Sport must never forget the fringe benefits

READING Sport On The Fringes, the marvellous three-part series by Ewan MacKenna in this paper this week, you were reminded that some people need sport more than others, that some people deserve sport more, not just for its medals and its rewards and its glory, but to give them something to dream about when troubled heads find a pillow.

Sport must never forget the fringe benefits

Perhaps most powerful was the story of former Neptune baller Gerald Kennedy and his basketball programme with the girls of Caritas College in Ballyfermot.

Girls with nothing in their pockets or lunchboxes given a horizon and a reason to lift their heads. One young girl told Kennedy he had saved her life. “How can a kid who is 12 say that? Think about it. Ireland has forgotten about its responsibilities to those girls.”
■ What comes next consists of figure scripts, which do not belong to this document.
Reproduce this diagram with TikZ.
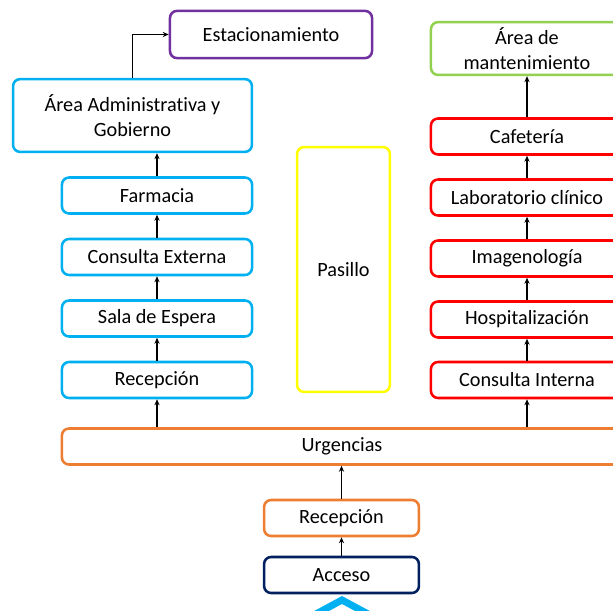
\documentclass[tikz,border=0pt]{standalone}
\usepackage{fontspec}
\setmainfont{Carlito}[Ligatures=NoCommon]
\usepackage{tikz}
\usetikzlibrary{arrows.meta,positioning}
\definecolor{azul}{HTML}{00B0F0}
\definecolor{morado}{HTML}{7030A0}
\definecolor{verde}{HTML}{92D050}
\definecolor{rojo}{HTML}{FF0000}
\definecolor{naranja}{HTML}{ED7D31}
\definecolor{amarillo}{HTML}{FFFF00}
\definecolor{marino}{HTML}{002060}
\tikzset{
  area/.style={rectangle,rounded corners=5pt,line width=1.8pt,fill=white,inner sep=1pt,
    align=center,font=\fontsize{14.4}{17.5}\selectfont,minimum height=0.9cm},
  admv/.style={area,draw=azul,minimum width=4.75cm},
  hospv/.style={area,draw=rojo,minimum width=4.8cm},
  accv/.style={area,minimum width=3.87cm},
  flecha/.style={line width=.85pt,black,-{Stealth[length=1.5mm,width=1.3mm]}}
}
\begin{document}
\begin{tikzpicture}[x=0.025cm,y=-0.025cm]
  \useasboundingbox (0,0) rectangle (613,611);
  \clip (0,0) rectangle (613,611);
  % columna izquierda
  \node[area,draw=morado,minimum width=5.05cm,minimum height=1.18cm] (est) at (271,34.5) {Estacionamiento};
  \node[area,draw=azul,minimum width=5.97cm,minimum height=1.82cm] (admin) at (132.5,115.5) {Área Administrativa y\\Gobierno};
  \node[admv] (farm) at (157,195.5) {Farmacia};
  \node[admv] (cext) at (157,257) {Consulta Externa};
  \node[admv] (sala) at (157,318.5) {Sala de Espera};
  \node[admv] (recL) at (157,380) {Recepción};
  % pasillo
  \node[area,draw=amarillo,minimum width=2.32cm,minimum height=6.12cm] (pas) at (343.5,269.5) {Pasillo};
  % columna derecha
  \node[area,draw=verde,minimum width=4.8cm,minimum height=1.32cm] (mant) at (527,48.5) {Área de\\mantenimiento};
  \node[hospv] (cafe) at (527,136.5) {Cafetería};
  \node[hospv] (lab) at (527,197.5) {Laboratorio clínico};
  \node[hospv] (img) at (527,258.5) {Imagenología};
  \node[hospv] (hosp) at (527,319.5) {Hospitalización};
  \node[hospv] (cint) at (527,380) {Consulta Interna};
  % entrada
  \node[area,draw=naranja,minimum width=14cm] (urg) at (342,446.5) {Urgencias};
  \node[accv,draw=naranja] (recB) at (341.5,518) {Recepción};
  \node[accv,draw=marino] (acc) at (341.5,575) {Acceso};
  \coordinate (ch) at (342,600);
  \draw[azul,line width=5pt] ([xshift=-0.78cm,yshift=-0.42cm]ch) -- (ch) -- ([xshift=0.78cm,yshift=-0.42cm]ch);
  % flechas
  \draw[flecha] (acc) -- (recB);
  \draw[flecha] (recB) -- (recB |- urg.south);
  \draw[flecha] (recL |- urg.north) -- (recL);
  \draw[flecha] (cint |- urg.north) -- (cint);
  \foreach \a/\b in {recL/sala,sala/cext,cext/farm,cint/hosp,hosp/img,img/lab,lab/cafe,cafe/mant}
    \draw[flecha] (\a) -- (\b);
  \draw[flecha] (farm) -- (farm |- admin.south);
  \draw[flecha] (admin.north) |- (est.west);
\end{tikzpicture}
\end{document}
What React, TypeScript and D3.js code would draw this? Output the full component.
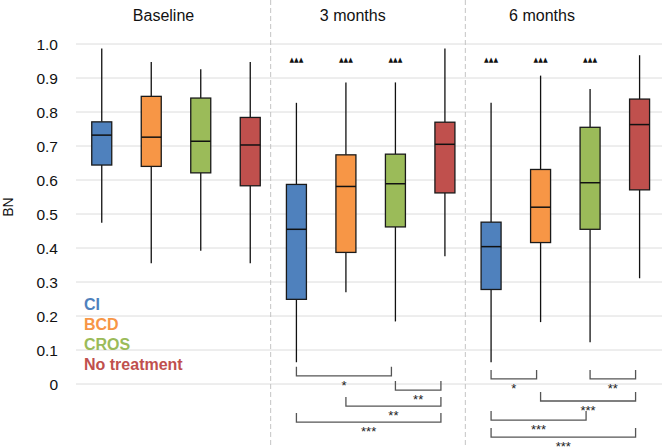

To read that the programme was in jeopardy due to funding cuts was to discover there was something in your eye.

Budget cuts too were worrying Oisín Jordan of the FAI this week, as he mulled over how depleted funding would impact another group who don’t enjoy all the advantages.

Oisín runs the association’s Football For All programme, with laudable backing from the Department of Community and the Environment, and shares a beautifully simple goal.

“Within three years, any child regardless of their ability will be able to join a club within 30 minutes of their home and pull on a jersey with pride.”

That means kids with disabilities or visual impairment or even those just not blessed with the natural skills that easily kick doors open. But now People with Disabilities in Ireland has had its funding removed and it sent much-needed money Oisín’s way.

“It will put more pressure on.

“It is not going to stop it, but it could slow things down.”

Hopefully not more responsibilities forgotten. If you thought about it all too long, it might turn you off elite sport altogether. It would certainly turn you off money lists.”